Even right now, I’m writing this post while my son is in his room for a time out, watching a few minutes of Frozen.

“What?!” You might think,  “Letting your son watch videos in time out isn’t punishment!”  And you’re right.  He isn’t in time out; but I am.

Even as a young mom, I’ve already learned there are times when children just won’t cooperate; punish them, cajole them, bribe them, threaten them—they just won’t do what you want them to do.  If your kids are anything like my toddler, they have the will of a tyrant.  When he wants something, you have to be pretty creative to get his mind off of getting that thing.  To reach things we’ve taken away, he’s made step stools out of everything–from clothes to boxes to toilet paper.  (So-o much toilet paper).

Of course, I can always force him to do what I want.  But that gets tiring. Sometimes, after a day of pestering and high-spirited behavior, I get so fed up that the slightest thing could tip me over the edge.

So, even though I’m generally opposed to parking your kids in front of the T.V. or tablet, there are times I just need ten minutes (or twenty, or thirty) to just chill out.

I do something for myself—blog, listen to an audiobook, or watch Downton Abbey.  I don’t worry about television rotting his brain, or really anything at all.  I do exactly what I want to do, just for a few minutes.

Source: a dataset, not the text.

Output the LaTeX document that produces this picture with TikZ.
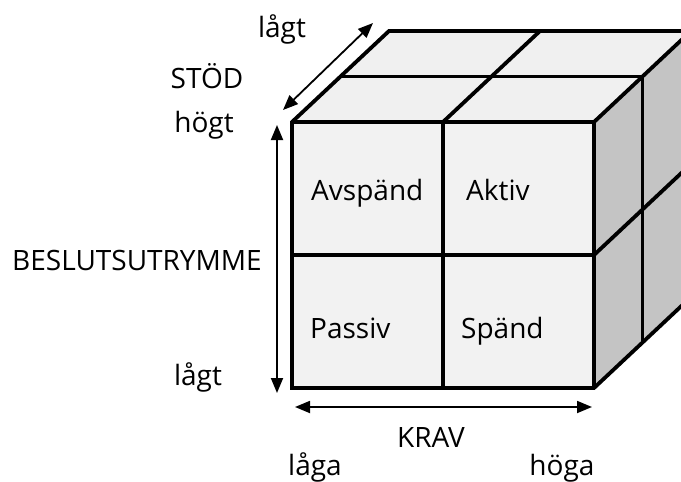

Then, when I’ve calmed down and retrieved my toddler from his media haze, something magical has happened:  he’s better-behaved.  Sometimes the time out was just enough of an interruption to make him forget his mischief-making.  Other times, I just have a renewed patience and can channel his energy into more constructive activities.

My mommy time outs have already had a positive effect on our relationship. When I’m calmer, my discipline is more consistent and less reactionary.  This helps him learn more quickly which is appropriate behavior, and which behavior that will get him punished.  He’s learning to control himself.

Don’t get me wrong, he still has a will of steel.  But we’re working on this parenting thing together.  Hopefully, we’ll be able to figure it out in the next 16 years or so.